▶

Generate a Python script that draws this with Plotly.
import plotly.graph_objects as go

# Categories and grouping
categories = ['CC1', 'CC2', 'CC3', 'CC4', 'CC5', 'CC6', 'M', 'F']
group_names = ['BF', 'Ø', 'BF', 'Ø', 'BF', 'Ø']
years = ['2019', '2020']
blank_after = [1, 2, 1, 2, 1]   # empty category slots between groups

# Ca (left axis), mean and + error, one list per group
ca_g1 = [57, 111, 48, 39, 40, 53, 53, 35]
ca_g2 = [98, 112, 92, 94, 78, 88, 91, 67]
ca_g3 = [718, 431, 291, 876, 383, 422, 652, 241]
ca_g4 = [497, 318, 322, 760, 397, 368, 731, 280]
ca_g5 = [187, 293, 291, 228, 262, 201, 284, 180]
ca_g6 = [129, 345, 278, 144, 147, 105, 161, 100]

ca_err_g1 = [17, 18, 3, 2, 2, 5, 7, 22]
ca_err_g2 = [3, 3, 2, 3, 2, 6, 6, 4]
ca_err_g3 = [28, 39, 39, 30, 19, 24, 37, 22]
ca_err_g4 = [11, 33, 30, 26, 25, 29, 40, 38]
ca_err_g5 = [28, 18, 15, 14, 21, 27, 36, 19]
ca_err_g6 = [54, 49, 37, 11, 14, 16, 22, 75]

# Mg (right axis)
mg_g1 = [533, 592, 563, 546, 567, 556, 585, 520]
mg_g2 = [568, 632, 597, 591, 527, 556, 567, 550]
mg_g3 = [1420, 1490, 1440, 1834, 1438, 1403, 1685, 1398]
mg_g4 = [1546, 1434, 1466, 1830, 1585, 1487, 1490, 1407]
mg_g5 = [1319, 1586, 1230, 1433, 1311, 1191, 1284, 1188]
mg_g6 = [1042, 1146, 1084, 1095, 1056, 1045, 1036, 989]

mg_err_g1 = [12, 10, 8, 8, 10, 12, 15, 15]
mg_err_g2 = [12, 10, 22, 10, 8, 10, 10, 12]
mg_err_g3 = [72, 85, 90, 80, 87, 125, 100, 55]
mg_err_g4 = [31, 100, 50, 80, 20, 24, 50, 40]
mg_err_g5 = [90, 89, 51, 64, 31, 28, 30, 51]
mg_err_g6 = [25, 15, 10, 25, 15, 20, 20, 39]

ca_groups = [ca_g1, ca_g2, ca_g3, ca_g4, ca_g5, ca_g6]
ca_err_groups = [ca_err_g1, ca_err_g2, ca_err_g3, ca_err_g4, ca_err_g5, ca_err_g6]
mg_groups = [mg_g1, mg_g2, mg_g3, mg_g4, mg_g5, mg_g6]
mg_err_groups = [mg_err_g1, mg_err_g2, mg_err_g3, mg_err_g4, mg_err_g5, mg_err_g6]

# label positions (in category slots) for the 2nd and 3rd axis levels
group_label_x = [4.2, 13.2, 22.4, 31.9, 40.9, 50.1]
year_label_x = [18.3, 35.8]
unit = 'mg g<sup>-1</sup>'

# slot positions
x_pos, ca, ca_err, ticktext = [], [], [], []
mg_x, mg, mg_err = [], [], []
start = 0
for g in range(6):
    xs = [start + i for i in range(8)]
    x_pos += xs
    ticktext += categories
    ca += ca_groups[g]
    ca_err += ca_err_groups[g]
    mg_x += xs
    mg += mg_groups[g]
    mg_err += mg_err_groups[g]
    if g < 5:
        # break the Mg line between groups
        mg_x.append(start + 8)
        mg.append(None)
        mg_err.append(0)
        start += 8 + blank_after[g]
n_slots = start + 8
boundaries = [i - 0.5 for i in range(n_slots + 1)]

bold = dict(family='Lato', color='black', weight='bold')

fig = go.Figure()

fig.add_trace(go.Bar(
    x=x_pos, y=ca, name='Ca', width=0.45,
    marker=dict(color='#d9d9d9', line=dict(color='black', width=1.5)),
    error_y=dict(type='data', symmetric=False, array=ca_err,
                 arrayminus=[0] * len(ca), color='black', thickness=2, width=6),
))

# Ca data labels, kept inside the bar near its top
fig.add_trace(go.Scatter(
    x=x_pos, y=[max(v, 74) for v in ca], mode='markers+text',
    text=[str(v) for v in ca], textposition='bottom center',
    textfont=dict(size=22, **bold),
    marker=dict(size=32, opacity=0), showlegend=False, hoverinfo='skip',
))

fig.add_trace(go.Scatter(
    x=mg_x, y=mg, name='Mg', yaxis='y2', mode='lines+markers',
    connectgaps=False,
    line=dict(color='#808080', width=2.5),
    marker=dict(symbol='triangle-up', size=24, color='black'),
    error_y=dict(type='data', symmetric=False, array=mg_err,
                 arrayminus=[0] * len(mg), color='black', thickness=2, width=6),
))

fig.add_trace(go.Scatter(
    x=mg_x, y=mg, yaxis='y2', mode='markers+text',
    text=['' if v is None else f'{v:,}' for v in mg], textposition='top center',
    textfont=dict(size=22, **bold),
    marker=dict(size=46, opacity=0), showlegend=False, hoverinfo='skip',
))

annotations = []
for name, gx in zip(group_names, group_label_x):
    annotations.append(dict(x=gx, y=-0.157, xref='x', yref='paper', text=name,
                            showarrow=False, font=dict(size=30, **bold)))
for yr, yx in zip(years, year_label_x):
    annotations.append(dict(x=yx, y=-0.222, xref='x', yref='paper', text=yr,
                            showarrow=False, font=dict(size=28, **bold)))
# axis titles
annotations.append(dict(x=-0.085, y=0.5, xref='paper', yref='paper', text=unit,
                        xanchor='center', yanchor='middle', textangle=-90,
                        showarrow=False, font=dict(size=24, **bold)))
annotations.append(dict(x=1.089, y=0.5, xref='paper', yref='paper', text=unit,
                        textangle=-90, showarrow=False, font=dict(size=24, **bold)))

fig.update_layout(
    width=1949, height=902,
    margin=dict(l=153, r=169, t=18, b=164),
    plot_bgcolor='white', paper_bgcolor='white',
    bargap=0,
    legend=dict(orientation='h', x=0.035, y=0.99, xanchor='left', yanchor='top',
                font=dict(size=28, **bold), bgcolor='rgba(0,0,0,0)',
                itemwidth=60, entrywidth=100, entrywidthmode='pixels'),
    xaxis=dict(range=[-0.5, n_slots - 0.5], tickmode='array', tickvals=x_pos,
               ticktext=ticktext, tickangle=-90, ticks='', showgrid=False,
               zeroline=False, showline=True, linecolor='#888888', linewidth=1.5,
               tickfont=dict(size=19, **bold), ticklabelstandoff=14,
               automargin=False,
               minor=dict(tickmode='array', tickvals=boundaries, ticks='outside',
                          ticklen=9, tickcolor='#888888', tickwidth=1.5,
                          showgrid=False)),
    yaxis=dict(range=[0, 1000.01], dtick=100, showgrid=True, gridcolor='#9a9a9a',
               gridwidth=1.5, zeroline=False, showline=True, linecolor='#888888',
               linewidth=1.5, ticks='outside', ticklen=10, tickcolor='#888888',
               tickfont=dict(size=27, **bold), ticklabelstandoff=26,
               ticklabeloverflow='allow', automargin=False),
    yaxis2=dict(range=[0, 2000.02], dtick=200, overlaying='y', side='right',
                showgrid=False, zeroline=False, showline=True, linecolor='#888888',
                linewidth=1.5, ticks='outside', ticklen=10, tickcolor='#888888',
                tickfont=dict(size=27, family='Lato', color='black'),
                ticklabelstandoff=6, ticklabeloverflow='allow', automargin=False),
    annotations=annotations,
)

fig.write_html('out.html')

◀
▶

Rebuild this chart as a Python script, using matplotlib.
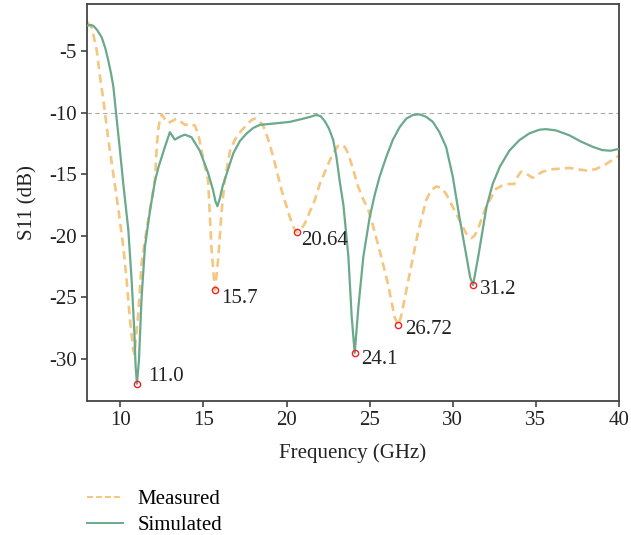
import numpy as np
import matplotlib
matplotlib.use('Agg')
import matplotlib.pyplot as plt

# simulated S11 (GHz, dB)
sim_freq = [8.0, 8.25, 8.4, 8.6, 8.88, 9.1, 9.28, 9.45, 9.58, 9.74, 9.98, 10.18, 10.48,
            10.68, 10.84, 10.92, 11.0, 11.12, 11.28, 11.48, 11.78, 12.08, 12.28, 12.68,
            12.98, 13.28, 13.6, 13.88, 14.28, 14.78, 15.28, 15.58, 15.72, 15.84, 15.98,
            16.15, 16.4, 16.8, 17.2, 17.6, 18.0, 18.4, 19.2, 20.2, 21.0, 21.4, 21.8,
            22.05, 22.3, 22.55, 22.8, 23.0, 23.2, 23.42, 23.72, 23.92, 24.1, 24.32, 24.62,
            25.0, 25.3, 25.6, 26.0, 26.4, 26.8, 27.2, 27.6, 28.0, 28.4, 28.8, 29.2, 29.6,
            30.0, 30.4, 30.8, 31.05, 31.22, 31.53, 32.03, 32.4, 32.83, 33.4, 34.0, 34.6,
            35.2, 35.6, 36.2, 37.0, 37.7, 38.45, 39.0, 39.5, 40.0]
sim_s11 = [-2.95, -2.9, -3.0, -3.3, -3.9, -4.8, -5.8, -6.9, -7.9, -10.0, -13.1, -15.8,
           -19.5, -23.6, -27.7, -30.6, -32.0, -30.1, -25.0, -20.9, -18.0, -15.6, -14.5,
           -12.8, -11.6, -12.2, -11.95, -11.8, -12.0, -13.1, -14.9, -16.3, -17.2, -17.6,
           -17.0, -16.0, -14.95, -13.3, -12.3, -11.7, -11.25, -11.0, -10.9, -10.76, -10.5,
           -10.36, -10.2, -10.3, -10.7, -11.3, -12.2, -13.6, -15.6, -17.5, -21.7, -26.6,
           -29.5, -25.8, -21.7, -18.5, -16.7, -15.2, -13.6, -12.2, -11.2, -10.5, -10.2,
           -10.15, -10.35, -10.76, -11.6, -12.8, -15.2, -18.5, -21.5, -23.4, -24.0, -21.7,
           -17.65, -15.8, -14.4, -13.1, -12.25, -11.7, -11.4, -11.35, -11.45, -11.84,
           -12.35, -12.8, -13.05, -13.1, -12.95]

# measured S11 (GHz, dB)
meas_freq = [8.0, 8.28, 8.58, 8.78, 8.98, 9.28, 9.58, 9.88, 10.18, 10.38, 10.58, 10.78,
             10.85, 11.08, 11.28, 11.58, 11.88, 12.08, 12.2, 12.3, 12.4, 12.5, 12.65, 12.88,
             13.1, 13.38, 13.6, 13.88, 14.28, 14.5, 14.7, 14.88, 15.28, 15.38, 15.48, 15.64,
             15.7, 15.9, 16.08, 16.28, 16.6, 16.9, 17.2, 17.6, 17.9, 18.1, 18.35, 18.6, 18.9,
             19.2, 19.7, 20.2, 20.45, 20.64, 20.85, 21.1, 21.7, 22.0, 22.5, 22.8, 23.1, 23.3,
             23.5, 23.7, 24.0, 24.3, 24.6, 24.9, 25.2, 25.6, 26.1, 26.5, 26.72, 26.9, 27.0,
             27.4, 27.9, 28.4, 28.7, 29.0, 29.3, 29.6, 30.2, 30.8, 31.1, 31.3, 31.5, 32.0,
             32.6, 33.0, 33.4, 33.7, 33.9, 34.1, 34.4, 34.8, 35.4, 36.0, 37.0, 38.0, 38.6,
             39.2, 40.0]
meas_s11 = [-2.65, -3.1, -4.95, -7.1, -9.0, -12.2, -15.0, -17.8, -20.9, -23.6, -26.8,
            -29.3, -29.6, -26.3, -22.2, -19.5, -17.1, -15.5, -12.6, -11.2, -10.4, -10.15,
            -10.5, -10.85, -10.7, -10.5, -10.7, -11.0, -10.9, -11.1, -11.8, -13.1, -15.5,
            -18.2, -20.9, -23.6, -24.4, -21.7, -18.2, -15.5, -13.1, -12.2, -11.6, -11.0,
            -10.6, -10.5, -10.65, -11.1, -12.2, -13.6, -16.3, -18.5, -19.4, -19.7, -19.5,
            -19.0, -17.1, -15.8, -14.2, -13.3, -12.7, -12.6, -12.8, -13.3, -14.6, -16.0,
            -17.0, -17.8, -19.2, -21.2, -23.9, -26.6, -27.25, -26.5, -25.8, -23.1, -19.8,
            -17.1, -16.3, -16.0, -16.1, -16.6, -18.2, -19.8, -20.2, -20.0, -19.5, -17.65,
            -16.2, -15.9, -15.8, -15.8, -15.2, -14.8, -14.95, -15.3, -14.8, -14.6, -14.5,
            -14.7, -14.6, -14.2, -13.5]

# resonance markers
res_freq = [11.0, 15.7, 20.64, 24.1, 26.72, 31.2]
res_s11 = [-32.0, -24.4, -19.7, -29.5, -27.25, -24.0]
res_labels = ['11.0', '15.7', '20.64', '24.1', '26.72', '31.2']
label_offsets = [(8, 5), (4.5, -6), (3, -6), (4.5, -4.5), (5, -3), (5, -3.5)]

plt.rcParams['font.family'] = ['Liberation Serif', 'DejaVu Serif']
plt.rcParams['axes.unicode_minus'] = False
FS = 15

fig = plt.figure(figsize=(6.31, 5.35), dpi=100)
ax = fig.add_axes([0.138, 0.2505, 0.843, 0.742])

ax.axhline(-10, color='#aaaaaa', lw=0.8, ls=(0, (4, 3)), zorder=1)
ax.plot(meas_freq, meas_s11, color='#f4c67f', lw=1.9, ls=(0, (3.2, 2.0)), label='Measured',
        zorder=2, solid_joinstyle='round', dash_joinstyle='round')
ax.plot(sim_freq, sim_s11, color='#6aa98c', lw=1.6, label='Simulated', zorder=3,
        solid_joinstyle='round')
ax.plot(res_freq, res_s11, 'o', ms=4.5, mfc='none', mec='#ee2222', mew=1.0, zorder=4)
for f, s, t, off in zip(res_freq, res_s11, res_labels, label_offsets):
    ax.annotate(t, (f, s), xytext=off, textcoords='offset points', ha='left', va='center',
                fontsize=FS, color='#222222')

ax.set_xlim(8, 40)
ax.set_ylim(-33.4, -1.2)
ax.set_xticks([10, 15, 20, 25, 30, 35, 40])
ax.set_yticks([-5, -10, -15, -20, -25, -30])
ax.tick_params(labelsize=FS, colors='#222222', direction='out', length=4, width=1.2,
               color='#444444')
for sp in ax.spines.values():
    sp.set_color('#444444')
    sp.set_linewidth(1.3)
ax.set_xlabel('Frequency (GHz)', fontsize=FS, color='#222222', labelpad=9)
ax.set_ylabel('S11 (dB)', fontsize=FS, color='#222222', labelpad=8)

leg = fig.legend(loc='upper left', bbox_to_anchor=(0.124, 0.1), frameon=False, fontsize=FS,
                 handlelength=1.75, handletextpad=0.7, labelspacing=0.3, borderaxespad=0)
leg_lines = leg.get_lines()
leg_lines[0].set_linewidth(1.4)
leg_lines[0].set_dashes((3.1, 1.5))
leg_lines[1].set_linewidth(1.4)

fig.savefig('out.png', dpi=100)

◀
▶

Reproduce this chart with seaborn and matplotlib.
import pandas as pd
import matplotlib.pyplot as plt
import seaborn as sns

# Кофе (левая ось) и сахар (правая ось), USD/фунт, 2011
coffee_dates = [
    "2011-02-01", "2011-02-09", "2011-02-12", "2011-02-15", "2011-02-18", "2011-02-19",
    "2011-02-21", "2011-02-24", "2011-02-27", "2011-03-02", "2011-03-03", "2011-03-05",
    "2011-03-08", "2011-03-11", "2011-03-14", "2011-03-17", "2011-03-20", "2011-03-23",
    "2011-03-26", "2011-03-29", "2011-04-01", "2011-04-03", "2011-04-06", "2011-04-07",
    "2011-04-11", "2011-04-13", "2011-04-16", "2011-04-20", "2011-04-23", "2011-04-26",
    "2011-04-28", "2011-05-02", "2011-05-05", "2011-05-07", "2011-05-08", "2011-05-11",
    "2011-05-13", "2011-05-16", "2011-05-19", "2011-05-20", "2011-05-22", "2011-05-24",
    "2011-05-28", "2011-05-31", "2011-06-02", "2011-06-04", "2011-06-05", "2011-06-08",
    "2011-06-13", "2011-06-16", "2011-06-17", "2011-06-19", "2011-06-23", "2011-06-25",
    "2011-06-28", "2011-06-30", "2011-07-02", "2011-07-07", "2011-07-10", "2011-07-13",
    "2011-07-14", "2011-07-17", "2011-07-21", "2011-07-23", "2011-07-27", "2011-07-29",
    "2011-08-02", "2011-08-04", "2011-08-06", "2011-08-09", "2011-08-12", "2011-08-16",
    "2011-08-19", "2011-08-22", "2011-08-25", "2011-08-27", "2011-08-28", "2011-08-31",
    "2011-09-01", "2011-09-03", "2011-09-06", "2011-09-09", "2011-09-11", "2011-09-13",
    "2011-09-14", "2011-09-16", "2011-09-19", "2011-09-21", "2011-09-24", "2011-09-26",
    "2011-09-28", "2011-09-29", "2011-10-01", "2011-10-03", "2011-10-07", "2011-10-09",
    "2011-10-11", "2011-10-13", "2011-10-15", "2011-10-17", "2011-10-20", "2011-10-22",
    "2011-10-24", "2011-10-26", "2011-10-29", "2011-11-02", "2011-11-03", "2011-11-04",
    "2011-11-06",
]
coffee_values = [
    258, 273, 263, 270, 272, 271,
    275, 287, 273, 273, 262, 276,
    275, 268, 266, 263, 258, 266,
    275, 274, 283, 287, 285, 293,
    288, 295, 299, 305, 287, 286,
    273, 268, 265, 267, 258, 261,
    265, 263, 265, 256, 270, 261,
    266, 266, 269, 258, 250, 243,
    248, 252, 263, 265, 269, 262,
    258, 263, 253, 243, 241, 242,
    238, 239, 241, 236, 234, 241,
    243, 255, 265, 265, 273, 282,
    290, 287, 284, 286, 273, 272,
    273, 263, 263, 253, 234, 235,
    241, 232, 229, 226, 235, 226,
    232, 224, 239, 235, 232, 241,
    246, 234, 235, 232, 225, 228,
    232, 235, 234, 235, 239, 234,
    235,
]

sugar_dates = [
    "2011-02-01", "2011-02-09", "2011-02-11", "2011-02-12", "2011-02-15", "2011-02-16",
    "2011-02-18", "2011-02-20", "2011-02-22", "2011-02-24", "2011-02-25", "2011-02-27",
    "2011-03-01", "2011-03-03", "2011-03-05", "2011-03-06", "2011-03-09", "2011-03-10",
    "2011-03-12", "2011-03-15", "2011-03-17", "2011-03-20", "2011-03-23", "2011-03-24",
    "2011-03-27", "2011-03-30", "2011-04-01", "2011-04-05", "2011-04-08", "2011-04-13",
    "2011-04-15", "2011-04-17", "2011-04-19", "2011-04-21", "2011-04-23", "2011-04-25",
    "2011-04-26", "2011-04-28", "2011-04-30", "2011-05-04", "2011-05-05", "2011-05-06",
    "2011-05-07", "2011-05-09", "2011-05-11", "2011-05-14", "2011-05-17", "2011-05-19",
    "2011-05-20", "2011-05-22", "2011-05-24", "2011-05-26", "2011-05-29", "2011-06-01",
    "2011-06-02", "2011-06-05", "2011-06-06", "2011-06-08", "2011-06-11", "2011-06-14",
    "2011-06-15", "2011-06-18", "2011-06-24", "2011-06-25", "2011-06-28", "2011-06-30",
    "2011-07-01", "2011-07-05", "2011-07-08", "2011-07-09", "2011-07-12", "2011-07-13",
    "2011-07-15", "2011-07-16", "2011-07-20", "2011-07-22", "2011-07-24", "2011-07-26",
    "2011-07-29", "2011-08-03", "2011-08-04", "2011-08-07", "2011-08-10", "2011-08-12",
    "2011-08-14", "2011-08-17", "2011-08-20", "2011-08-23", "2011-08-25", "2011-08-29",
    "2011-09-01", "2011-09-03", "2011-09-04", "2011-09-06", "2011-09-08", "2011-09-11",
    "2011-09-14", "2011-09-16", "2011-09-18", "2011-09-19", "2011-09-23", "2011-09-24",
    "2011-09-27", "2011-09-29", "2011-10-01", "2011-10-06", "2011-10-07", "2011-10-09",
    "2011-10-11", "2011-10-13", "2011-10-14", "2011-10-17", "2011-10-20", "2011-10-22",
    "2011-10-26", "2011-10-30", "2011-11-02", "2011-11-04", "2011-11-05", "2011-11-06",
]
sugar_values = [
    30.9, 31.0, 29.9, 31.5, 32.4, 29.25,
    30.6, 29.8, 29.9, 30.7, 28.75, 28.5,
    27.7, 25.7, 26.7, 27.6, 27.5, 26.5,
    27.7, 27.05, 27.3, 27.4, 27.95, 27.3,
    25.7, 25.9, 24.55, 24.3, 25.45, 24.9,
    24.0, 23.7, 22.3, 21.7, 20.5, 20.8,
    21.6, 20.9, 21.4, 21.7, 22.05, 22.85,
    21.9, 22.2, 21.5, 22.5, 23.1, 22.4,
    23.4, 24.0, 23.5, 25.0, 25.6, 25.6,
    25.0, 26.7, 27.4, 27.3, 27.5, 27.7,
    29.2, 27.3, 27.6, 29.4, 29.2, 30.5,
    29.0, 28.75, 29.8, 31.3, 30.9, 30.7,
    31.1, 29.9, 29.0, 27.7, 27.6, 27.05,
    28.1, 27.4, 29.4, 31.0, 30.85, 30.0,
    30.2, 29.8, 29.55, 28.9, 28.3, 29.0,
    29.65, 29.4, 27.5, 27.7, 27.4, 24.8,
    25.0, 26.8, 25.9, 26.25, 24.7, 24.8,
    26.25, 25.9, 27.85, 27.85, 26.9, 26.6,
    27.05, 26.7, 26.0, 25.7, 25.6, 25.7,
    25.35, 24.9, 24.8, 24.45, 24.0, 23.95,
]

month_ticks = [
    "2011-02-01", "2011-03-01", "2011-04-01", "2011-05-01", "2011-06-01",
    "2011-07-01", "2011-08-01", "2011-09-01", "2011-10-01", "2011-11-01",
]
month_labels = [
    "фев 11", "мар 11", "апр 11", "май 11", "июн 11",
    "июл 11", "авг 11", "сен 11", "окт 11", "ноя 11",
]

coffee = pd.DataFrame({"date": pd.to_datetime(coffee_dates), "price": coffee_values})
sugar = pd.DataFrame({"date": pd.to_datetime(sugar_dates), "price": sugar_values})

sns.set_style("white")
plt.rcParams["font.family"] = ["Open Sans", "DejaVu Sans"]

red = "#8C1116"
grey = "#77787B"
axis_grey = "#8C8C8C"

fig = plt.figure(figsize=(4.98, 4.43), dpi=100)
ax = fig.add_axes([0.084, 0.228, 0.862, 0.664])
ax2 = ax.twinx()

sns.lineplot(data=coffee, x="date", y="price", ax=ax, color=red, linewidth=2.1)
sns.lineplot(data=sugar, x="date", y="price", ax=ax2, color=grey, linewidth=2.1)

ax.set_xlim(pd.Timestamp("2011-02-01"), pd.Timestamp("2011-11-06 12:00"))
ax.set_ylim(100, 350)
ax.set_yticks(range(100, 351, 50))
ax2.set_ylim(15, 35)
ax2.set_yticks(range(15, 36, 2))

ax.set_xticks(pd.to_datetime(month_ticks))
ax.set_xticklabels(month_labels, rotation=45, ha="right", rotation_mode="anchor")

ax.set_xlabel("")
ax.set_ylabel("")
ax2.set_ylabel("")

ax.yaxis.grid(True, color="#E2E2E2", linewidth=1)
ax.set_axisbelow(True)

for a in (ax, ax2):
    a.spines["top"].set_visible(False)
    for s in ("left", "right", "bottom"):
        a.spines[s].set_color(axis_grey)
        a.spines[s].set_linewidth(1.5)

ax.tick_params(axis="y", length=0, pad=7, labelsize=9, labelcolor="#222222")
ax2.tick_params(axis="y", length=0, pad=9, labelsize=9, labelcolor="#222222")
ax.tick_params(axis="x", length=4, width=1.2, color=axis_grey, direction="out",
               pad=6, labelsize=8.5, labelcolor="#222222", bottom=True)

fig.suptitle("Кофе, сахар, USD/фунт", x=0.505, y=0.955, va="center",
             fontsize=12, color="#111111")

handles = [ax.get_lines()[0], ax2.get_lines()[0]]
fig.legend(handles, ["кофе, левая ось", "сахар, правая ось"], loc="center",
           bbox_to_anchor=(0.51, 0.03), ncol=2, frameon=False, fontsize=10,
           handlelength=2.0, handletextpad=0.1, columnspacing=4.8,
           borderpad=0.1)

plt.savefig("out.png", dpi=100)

◀

• _What the task asks_
Quote exactly the lines running from the line with "Generate a Python" through the line with "ca_err_g6 = [54, 49, 37, 11, 14, 16, 22, 75]", both ends included, and nothing more.

• _Correct answer_
Generate a Python script that draws this with Plotly.
import plotly.graph_objects as go

# Categories and grouping
categories = ['CC1', 'CC2', 'CC3', 'CC4', 'CC5', 'CC6', 'M', 'F']
group_names = ['BF', 'Ø', 'BF', 'Ø', 'BF', 'Ø']
years = ['2019', '2020']
blank_after = [1, 2, 1, 2, 1]   # empty category slots between groups

# Ca (left axis), mean and + error, one list per group
ca_g1 = [57, 111, 48, 39, 40, 53, 53, 35]
ca_g2 = [98, 112, 92, 94, 78, 88, 91, 67]
ca_g3 = [718, 431, 291, 876, 383, 422, 652, 241]
ca_g4 = [497, 318, 322, 760, 397, 368, 731, 280]
ca_g5 = [187, 293, 291, 228, 262, 201, 284, 180]
ca_g6 = [129, 345, 278, 144, 147, 105, 161, 100]

ca_err_g1 = [17, 18, 3, 2, 2, 5, 7, 22]
ca_err_g2 = [3, 3, 2, 3, 2, 6, 6, 4]
ca_err_g3 = [28, 39, 39, 30, 19, 24, 37, 22]
ca_err_g4 = [11, 33, 30, 26, 25, 29, 40, 38]
ca_err_g5 = [28, 18, 15, 14, 21, 27, 36, 19]
ca_err_g6 = [54, 49, 37, 11, 14, 16, 22, 75]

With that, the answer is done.